Your task is to copy the material exactly.

■ Information shown:
+ + +
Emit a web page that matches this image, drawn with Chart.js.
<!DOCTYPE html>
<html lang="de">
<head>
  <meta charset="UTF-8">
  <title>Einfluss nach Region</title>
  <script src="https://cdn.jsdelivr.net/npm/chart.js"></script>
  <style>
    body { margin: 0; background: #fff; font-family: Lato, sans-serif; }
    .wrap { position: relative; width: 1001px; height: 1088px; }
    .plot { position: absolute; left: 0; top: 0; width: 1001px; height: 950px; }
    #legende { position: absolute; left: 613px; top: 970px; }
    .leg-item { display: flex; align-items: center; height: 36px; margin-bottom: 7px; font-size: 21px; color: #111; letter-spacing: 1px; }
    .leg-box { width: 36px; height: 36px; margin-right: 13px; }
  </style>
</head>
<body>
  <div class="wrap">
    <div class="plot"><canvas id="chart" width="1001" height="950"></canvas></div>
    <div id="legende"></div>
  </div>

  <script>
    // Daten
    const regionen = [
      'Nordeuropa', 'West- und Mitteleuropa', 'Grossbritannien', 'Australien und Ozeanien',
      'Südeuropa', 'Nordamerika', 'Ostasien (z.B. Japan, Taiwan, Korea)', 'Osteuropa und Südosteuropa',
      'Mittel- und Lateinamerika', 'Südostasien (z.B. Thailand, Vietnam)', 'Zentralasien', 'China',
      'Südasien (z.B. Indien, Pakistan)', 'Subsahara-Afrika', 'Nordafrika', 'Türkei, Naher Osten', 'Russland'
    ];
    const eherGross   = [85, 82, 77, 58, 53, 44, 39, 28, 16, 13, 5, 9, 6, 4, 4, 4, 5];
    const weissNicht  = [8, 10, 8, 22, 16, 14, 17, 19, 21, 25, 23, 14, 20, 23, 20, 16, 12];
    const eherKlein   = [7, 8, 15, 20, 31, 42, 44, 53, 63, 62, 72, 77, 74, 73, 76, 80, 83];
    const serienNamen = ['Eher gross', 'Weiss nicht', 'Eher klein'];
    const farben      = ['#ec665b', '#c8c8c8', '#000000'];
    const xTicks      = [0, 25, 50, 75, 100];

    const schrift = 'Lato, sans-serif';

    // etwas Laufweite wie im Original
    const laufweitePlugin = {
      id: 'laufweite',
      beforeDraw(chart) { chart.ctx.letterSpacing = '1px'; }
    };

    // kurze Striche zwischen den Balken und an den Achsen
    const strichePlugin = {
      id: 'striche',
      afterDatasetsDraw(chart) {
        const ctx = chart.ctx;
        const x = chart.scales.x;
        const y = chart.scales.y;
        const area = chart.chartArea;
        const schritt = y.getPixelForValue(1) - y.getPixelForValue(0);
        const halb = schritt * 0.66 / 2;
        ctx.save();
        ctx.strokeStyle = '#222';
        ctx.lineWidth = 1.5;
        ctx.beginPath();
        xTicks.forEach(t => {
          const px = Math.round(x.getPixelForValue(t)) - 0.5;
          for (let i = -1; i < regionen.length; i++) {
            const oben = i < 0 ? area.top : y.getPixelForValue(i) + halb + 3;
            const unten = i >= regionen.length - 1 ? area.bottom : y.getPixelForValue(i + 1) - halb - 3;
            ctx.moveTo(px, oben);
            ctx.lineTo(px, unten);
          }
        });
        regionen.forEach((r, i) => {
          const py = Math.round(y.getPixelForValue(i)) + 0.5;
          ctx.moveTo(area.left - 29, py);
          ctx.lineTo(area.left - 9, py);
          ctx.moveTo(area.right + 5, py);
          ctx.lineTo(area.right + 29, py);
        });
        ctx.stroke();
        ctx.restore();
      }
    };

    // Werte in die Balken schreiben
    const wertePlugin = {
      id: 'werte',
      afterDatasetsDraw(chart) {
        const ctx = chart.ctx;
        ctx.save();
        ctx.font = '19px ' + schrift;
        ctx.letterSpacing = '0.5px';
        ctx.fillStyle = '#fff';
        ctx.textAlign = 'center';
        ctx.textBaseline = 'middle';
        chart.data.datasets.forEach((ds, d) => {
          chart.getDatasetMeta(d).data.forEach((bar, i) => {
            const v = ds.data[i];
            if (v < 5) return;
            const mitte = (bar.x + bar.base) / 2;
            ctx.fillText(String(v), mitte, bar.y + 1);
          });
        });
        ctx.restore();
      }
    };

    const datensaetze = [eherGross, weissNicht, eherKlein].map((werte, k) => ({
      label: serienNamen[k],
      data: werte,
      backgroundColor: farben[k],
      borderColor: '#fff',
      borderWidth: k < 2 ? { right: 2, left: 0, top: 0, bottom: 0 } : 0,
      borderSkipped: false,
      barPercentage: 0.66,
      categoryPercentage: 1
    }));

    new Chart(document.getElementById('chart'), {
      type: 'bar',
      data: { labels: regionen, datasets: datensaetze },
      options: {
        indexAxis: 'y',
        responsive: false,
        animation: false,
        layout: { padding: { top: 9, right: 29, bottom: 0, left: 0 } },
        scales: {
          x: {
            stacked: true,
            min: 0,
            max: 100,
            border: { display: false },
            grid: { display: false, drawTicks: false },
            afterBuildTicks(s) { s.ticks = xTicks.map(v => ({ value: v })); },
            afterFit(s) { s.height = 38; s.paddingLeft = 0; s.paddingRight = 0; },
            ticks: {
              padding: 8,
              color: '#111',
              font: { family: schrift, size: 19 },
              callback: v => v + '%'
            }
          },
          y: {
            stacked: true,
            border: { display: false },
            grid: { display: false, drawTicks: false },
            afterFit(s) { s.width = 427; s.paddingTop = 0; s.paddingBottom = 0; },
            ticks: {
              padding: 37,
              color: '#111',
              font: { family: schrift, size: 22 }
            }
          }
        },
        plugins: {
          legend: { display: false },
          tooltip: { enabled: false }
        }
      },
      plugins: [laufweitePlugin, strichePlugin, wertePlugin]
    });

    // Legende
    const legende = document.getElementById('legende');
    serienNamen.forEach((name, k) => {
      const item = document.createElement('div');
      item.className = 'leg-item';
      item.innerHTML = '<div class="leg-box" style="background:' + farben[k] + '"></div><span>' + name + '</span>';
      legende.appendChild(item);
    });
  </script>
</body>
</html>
+ + +
■ Result of this task:
Emit a web page that matches this image, drawn with Chart.js.
<!DOCTYPE html>
<html lang="de">
<head>
  <meta charset="UTF-8">
  <title>Einfluss nach Region</title>
  <script src="https://cdn.jsdelivr.net/npm/chart.js"></script>
  <style>
    body { margin: 0; background: #fff; font-family: Lato, sans-serif; }
    .wrap { position: relative; width: 1001px; height: 1088px; }
    .plot { position: absolute; left: 0; top: 0; width: 1001px; height: 950px; }
    #legende { position: absolute; left: 613px; top: 970px; }
    .leg-item { display: flex; align-items: center; height: 36px; margin-bottom: 7px; font-size: 21px; color: #111; letter-spacing: 1px; }
    .leg-box { width: 36px; height: 36px; margin-right: 13px; }
  </style>
</head>
<body>
  <div class="wrap">
    <div class="plot"><canvas id="chart" width="1001" height="950"></canvas></div>
    <div id="legende"></div>
  </div>

  <script>
    // Daten
    const regionen = [
      'Nordeuropa', 'West- und Mitteleuropa', 'Grossbritannien', 'Australien und Ozeanien',
      'Südeuropa', 'Nordamerika', 'Ostasien (z.B. Japan, Taiwan, Korea)', 'Osteuropa und Südosteuropa',
      'Mittel- und Lateinamerika', 'Südostasien (z.B. Thailand, Vietnam)', 'Zentralasien', 'China',
      'Südasien (z.B. Indien, Pakistan)', 'Subsahara-Afrika', 'Nordafrika', 'Türkei, Naher Osten', 'Russland'
    ];
    const eherGross   = [85, 82, 77, 58, 53, 44, 39, 28, 16, 13, 5, 9, 6, 4, 4, 4, 5];
    const weissNicht  = [8, 10, 8, 22, 16, 14, 17, 19, 21, 25, 23, 14, 20, 23, 20, 16, 12];
    const eherKlein   = [7, 8, 15, 20, 31, 42, 44, 53, 63, 62, 72, 77, 74, 73, 76, 80, 83];
    const serienNamen = ['Eher gross', 'Weiss nicht', 'Eher klein'];
    const farben      = ['#ec665b', '#c8c8c8', '#000000'];
    const xTicks      = [0, 25, 50, 75, 100];

    const schrift = 'Lato, sans-serif';

    // etwas Laufweite wie im Original
    const laufweitePlugin = {
      id: 'laufweite',
      beforeDraw(chart) { chart.ctx.letterSpacing = '1px'; }
    };

    // kurze Striche zwischen den Balken und an den Achsen
    const strichePlugin = {
      id: 'striche',
      afterDatasetsDraw(chart) {
        const ctx = chart.ctx;
        const x = chart.scales.x;
        const y = chart.scales.y;
        const area = chart.chartArea;
        const schritt = y.getPixelForValue(1) - y.getPixelForValue(0);
        const halb = schritt * 0.66 / 2;
        ctx.save();
        ctx.strokeStyle = '#222';
        ctx.lineWidth = 1.5;
        ctx.beginPath();
        xTicks.forEach(t => {
          const px = Math.round(x.getPixelForValue(t)) - 0.5;
          for (let i = -1; i < regionen.length; i++) {
            const oben = i < 0 ? area.top : y.getPixelForValue(i) + halb + 3;
            const unten = i >= regionen.length - 1 ? area.bottom : y.getPixelForValue(i + 1) - halb - 3;
            ctx.moveTo(px, oben);
            ctx.lineTo(px, unten);
          }
        });
        regionen.forEach((r, i) => {
          const py = Math.round(y.getPixelForValue(i)) + 0.5;
          ctx.moveTo(area.left - 29, py);
          ctx.lineTo(area.left - 9, py);
          ctx.moveTo(area.right + 5, py);
          ctx.lineTo(area.right + 29, py);
        });
        ctx.stroke();
        ctx.restore();
      }
    };

    // Werte in die Balken schreiben
    const wertePlugin = {
      id: 'werte',
      afterDatasetsDraw(chart) {
        const ctx = chart.ctx;
        ctx.save();
        ctx.font = '19px ' + schrift;
        ctx.letterSpacing = '0.5px';
        ctx.fillStyle = '#fff';
        ctx.textAlign = 'center';
        ctx.textBaseline = 'middle';
        chart.data.datasets.forEach((ds, d) => {
          chart.getDatasetMeta(d).data.forEach((bar, i) => {
            const v = ds.data[i];
            if (v < 5) return;
            const mitte = (bar.x + bar.base) / 2;
            ctx.fillText(String(v), mitte, bar.y + 1);
          });
        });
        ctx.restore();
      }
    };

    const datensaetze = [eherGross, weissNicht, eherKlein].map((werte, k) => ({
      label: serienNamen[k],
      data: werte,
      backgroundColor: farben[k],
      borderColor: '#fff',
      borderWidth: k < 2 ? { right: 2, left: 0, top: 0, bottom: 0 } : 0,
      borderSkipped: false,
      barPercentage: 0.66,
      categoryPercentage: 1
    }));

    new Chart(document.getElementById('chart'), {
      type: 'bar',
      data: { labels: regionen, datasets: datensaetze },
      options: {
        indexAxis: 'y',
        responsive: false,
        animation: false,
        layout: { padding: { top: 9, right: 29, bottom: 0, left: 0 } },
        scales: {
          x: {
            stacked: true,
            min: 0,
            max: 100,
            border: { display: false },
            grid: { display: false, drawTicks: false },
            afterBuildTicks(s) { s.ticks = xTicks.map(v => ({ value: v })); },
            afterFit(s) { s.height = 38; s.paddingLeft = 0; s.paddingRight = 0; },
            ticks: {
              padding: 8,
              color: '#111',
              font: { family: schrift, size: 19 },
              callback: v => v + '%'
            }
          },
          y: {
            stacked: true,
            border: { display: false },
            grid: { display: false, drawTicks: false },
            afterFit(s) { s.width = 427; s.paddingTop = 0; s.paddingBottom = 0; },
            ticks: {
              padding: 37,
              color: '#111',
              font: { family: schrift, size: 22 }
            }
          }
        },
        plugins: {
          legend: { display: false },
          tooltip: { enabled: false }
        }
      },
      plugins: [laufweitePlugin, strichePlugin, wertePlugin]
    });

    // Legende
    const legende = document.getElementById('legende');
    serienNamen.forEach((name, k) => {
      const item = document.createElement('div');
      item.className = 'leg-item';
      item.innerHTML = '<div class="leg-box" style="background:' + farben[k] + '"></div><span>' + name + '</span>';
      legende.appendChild(item);
    });
  </script>
</body>
</html>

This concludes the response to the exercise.